To do: Leave the pictures out, and retype all of the material exactly as written.

☆ ☆ ☆ ☆ ☆ ☆ ☆

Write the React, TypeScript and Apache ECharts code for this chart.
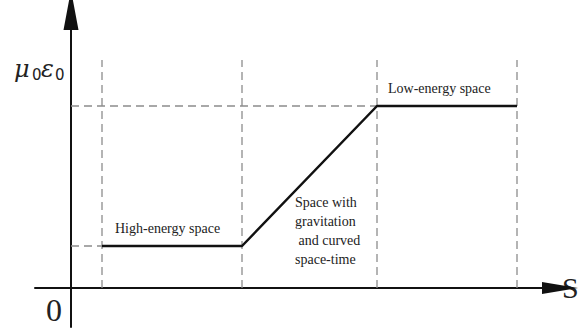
import React, { useEffect, useRef } from "react";
import * as echarts from "echarts";

// x positions of the regime boundaries (arbitrary S units)
const xBreaks = [3.1, 17.1, 30.6, 44.6];
// mu0*eps0 levels: high-energy plateau, low-energy plateau
const levels = [4.2, 18.2];
const curveX = [3.1, 17.1, 30.6, 44.6];
const curveY = [4.2, 4.2, 18.2, 18.2];
const guideTop = 22.8;
const regionLabels = ["High-energy space", "Space with\ngravitation\n and curved\nspace-time", "Low-energy space"];

export default function App() {
  const ref = useRef<HTMLDivElement>(null);
  useEffect(() => {
    const chart = echarts.init(ref.current!, undefined, { renderer: "svg" });
    const dashStyle = { color: "#8c8c8c", width: 1.3, type: [8, 5] as any };
    const series: any[] = [];
    xBreaks.forEach((x) => {
      series.push({
        type: "line",
        data: [[x, 0], [x, guideTop]],
        symbol: "none",
        lineStyle: dashStyle,
        silent: true,
      });
    });
    series.push({
      type: "line",
      data: [[0, levels[0]], [xBreaks[0], levels[0]]],
      symbol: "none",
      lineStyle: dashStyle,
    });
    series.push({
      type: "line",
      data: [[0, levels[1]], [xBreaks[2], levels[1]]],
      symbol: "none",
      lineStyle: dashStyle,
    });
    series.push({
      type: "line",
      data: curveX.map((x, i) => [x, curveY[i]]),
      symbol: "none",
      lineStyle: { color: "#111", width: 2.5 },
      z: 5,
    });
    const serif = "Liberation Serif";
    const txt = (left: number, top: number, text: string, size: number, extra: any = {}) => ({
      type: "text",
      left,
      top,
      style: { text, fontSize: size, fontFamily: serif, fill: "#222", ...extra },
    });
    chart.setOption({
      animation: false,
      backgroundColor: "#fff",
      grid: { left: 35, right: 19, top: 10, bottom: 2 },
      xAxis: {
        type: "value",
        min: -3.6,
        max: 48.9,
        axisLine: {
          onZero: true,
          lineStyle: { color: "#111", width: 2 },
          symbol: ["none", "triangle"],
          symbolSize: [12, 36],
        },
        axisTick: { show: false },
        axisLabel: { show: false },
        splitLine: { show: false },
      },
      yAxis: {
        type: "value",
        min: -3.9,
        max: 27.8,
        axisLine: {
          onZero: true,
          lineStyle: { color: "#111", width: 2 },
          symbol: ["none", "triangle"],
          symbolSize: [15, 40],
        },
        axisTick: { show: false },
        axisLabel: { show: false },
        splitLine: { show: false },
      },
      series,
      graphic: [
        txt(14, 57, "μ", 24, { fontFamily: "DejaVu Serif", fontStyle: "italic" }),
        txt(32, 67, "0", 15, { fontFamily: "DejaVu Sans" }),
        txt(41, 57, "ε", 24, { fontFamily: "DejaVu Serif", fontStyle: "italic" }),
        txt(55, 67, "0", 15, { fontFamily: "DejaVu Sans" }),
        txt(46, 294, "0", 32),
        txt(562, 272, "S", 30),
        txt(115, 221, regionLabels[0], 14),
        txt(295, 193, regionLabels[1], 14, { lineHeight: 19 }),
        txt(388, 81, regionLabels[2], 14),
      ],
    });
    return () => chart.dispose();
  }, []);
  return <div ref={ref} style={{ width: 579, height: 329, position: "absolute", left: 0, top: 0 }} />;
}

☆ ☆ ☆ ☆ ☆ ☆ ☆

Exercise result:
Write the React, TypeScript and Apache ECharts code for this chart.
import React, { useEffect, useRef } from "react";
import * as echarts from "echarts";

// x positions of the regime boundaries (arbitrary S units)
const xBreaks = [3.1, 17.1, 30.6, 44.6];
// mu0*eps0 levels: high-energy plateau, low-energy plateau
const levels = [4.2, 18.2];
const curveX = [3.1, 17.1, 30.6, 44.6];
const curveY = [4.2, 4.2, 18.2, 18.2];
const guideTop = 22.8;
const regionLabels = ["High-energy space", "Space with\ngravitation\n and curved\nspace-time", "Low-energy space"];

export default function App() {
  const ref = useRef<HTMLDivElement>(null);
  useEffect(() => {
    const chart = echarts.init(ref.current!, undefined, { renderer: "svg" });
    const dashStyle = { color: "#8c8c8c", width: 1.3, type: [8, 5] as any };
    const series: any[] = [];
    xBreaks.forEach((x) => {
      series.push({
        type: "line",
        data: [[x, 0], [x, guideTop]],
        symbol: "none",
        lineStyle: dashStyle,
        silent: true,
      });
    });
    series.push({
      type: "line",
      data: [[0, levels[0]], [xBreaks[0], levels[0]]],
      symbol: "none",
      lineStyle: dashStyle,
    });
    series.push({
      type: "line",
      data: [[0, levels[1]], [xBreaks[2], levels[1]]],
      symbol: "none",
      lineStyle: dashStyle,
    });
    series.push({
      type: "line",
      data: curveX.map((x, i) => [x, curveY[i]]),
      symbol: "none",
      lineStyle: { color: "#111", width: 2.5 },
      z: 5,
    });
    const serif = "Liberation Serif";
    const txt = (left: number, top: number, text: string, size: number, extra: any = {}) => ({
      type: "text",
      left,
      top,
      style: { text, fontSize: size, fontFamily: serif, fill: "#222", ...extra },
    });
    chart.setOption({
      animation: false,
      backgroundColor: "#fff",
      grid: { left: 35, right: 19, top: 10, bottom: 2 },
      xAxis: {
        type: "value",
        min: -3.6,
        max: 48.9,
        axisLine: {
          onZero: true,
          lineStyle: { color: "#111", width: 2 },
          symbol: ["none", "triangle"],
          symbolSize: [12, 36],
        },
        axisTick: { show: false },
        axisLabel: { show: false },
        splitLine: { show: false },
      },
      yAxis: {
        type: "value",
        min: -3.9,
        max: 27.8,
        axisLine: {
          onZero: true,
          lineStyle: { color: "#111", width: 2 },
          symbol: ["none", "triangle"],
          symbolSize: [15, 40],
        },
        axisTick: { show: false },
        axisLabel: { show: false },
        splitLine: { show: false },
      },
      series,
      graphic: [
        txt(14, 57, "μ", 24, { fontFamily: "DejaVu Serif", fontStyle: "italic" }),
        txt(32, 67, "0", 15, { fontFamily: "DejaVu Sans" }),
        txt(41, 57, "ε", 24, { fontFamily: "DejaVu Serif", fontStyle: "italic" }),
        txt(55, 67, "0", 15, { fontFamily: "DejaVu Sans" }),
        txt(46, 294, "0", 32),
        txt(562, 272, "S", 30),
        txt(115, 221, regionLabels[0], 14),
        txt(295, 193, regionLabels[1], 14, { lineHeight: 19 }),
        txt(388, 81, regionLabels[2], 14),
      ],
    });
    return () => chart.dispose();
  }, []);
  return <div ref={ref} style={{ width: 579, height: 329, position: "absolute", left: 0, top: 0 }} />;
}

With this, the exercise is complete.